The information management process

Every BIM project needs BIM functions to handle information management tasks effectively and efficiently. Information management is the execution and management of tasks related to: defining information requirements, producing information and checking & delivering that information. Although it sounds like a new concept, information management has been around since the early days of manual drafting, through to CAD and now BIM. It has only become more sophisticated and digitalised.

The process of information management applies to all that data contained within the information model. As we have discussed before, the BIM data contained within the information model can be classified into geometrical or alphanumerical information and also documentation. Both experience and research has shown how effective information management leads to several project benefits. These include better coordination, better quality, reduced abortive work and better decision-making. We have seen, for example, how document control tasks have become more and more relevant within BIM project environments.

BIM functions and BIM roles

The information management functions — sometimes referred to as BIM functions — are covered in ISO 19650-2. Previously, we would talk about ‘BIM roles’. However, the word ‘roles’ has now been replaced by ‘functions’ within the context of information management.
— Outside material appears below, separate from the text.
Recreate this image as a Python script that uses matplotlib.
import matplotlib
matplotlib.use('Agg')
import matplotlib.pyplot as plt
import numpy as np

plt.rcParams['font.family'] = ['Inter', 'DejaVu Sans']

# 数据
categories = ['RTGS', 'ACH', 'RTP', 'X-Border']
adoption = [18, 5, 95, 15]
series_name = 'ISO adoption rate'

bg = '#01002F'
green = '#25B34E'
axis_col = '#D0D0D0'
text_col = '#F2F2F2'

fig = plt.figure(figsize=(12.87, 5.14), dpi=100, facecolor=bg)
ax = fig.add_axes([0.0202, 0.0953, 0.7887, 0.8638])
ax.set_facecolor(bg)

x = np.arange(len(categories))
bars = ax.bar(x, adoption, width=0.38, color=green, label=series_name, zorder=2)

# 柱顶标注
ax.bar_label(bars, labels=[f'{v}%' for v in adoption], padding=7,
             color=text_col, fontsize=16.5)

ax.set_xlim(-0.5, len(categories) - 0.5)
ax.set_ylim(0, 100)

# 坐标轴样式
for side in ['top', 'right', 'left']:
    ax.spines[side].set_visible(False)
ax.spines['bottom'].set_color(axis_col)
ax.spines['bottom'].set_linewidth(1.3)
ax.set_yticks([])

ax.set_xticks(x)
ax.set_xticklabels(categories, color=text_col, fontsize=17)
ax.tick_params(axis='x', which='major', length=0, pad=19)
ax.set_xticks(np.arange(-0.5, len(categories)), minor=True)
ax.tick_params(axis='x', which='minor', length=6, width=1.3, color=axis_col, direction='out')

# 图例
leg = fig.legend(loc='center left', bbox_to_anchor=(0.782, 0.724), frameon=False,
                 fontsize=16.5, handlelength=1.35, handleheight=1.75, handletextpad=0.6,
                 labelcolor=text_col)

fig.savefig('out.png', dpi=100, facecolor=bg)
Roles are now reserved to describe the responsibilities of the appointing party, the lead appointed party and the appointed parties. BIM functions, on the other hand, refer to the collective responsibility for the information management process. Every individual working on a BIM project will have some degree of information management functions.

The superseded PAS 1192-2 defined specific BIM roles, such as project information manager, task information manager, etc. However, the new ISO 19650 series moves away from these specific roles. The idea behind this is that existing project roles should undertake BIM functions. This is, of course, an ideal scenario and a goal at the same time.
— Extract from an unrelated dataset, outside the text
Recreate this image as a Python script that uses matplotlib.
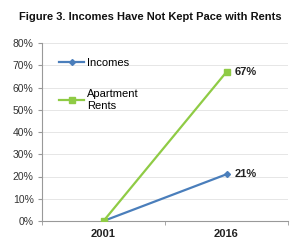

Say goodbye to BIM Managers and Coordinators

ISO 19650 is shaping the future of BIM. Whilst the goal is to make BIM business as usual, the reality within the construction and engineering industry is that there is still much work to do. We should all be working to fully implement the concept of ISO 19650 where everybody in the project team has a decent level of information management knowledge to apply. But until we get there, it may be that some projects still need to appoint BIM Managers or BIM Coordinators, to help make the transition smoother. The tendency, however, should be to name these roles as BIM Specialists.

At a project level, the responsibility to specify information management functions lies with the appointing party. In fact, the first task in the information management process is for the appointing party to appoint individuals to undertake information management functions. The appointing party can delegate responsibilities to a lead appointed party, but the appointing party will remain accountable for those tasks.

BIM functions in the responsibility matrix

A key step is to develop a responsibility matrix. Each tenderer will provide a high-level matrix before formalising the appointment. After appointing the lead appointed party, it should develop the high-level responsibility matrix into a detailed one. The detailed responsibility matrix should include a comprehensive list of information management tasks with the corresponding BIM functions.

As we have already mentioned, BIM functions should be undertaken by existing roles within the company or project. Authors of information should be responsible for creating and managing their information appropriately. An MEP engineer, for example, should be responsible for creating her 3D models with the correct metadata and following the appropriate model naming convention as defined in the BIM Execution Plan and the MIDP. She should not rely on a Document Controller or a BIM Manager to do that for her.

The responsibility matrix can also define how a Document Controller will be accountable and responsible for the submission of information to the lead appointing party for authorisation. And at the same time, it should define how the Project Manager, Design Manager and/or BIM Specialist are also responsible for such BIM tasks. It can also specify to consult a BIM Technician or a Civil Engineer during the process and inform the main contractor. Annex A of ISO 19650-2 includes an information management assignment matrix, which is very helpful as a starting point.

In summary

Essentially, every BIM project should have a responsibilities matrix that defines all the information management tasks and BIM functions, specifying who in the project team is responsible for each activity. Once again, the BIM functions should rely on existing project roles (such as Project Manager, MEP Engineer, Document Controller, BIM Specialist, etc.) rather than specific BIM roles as previously defined in the superseded PAS1192 (Project Information Manager, etc.).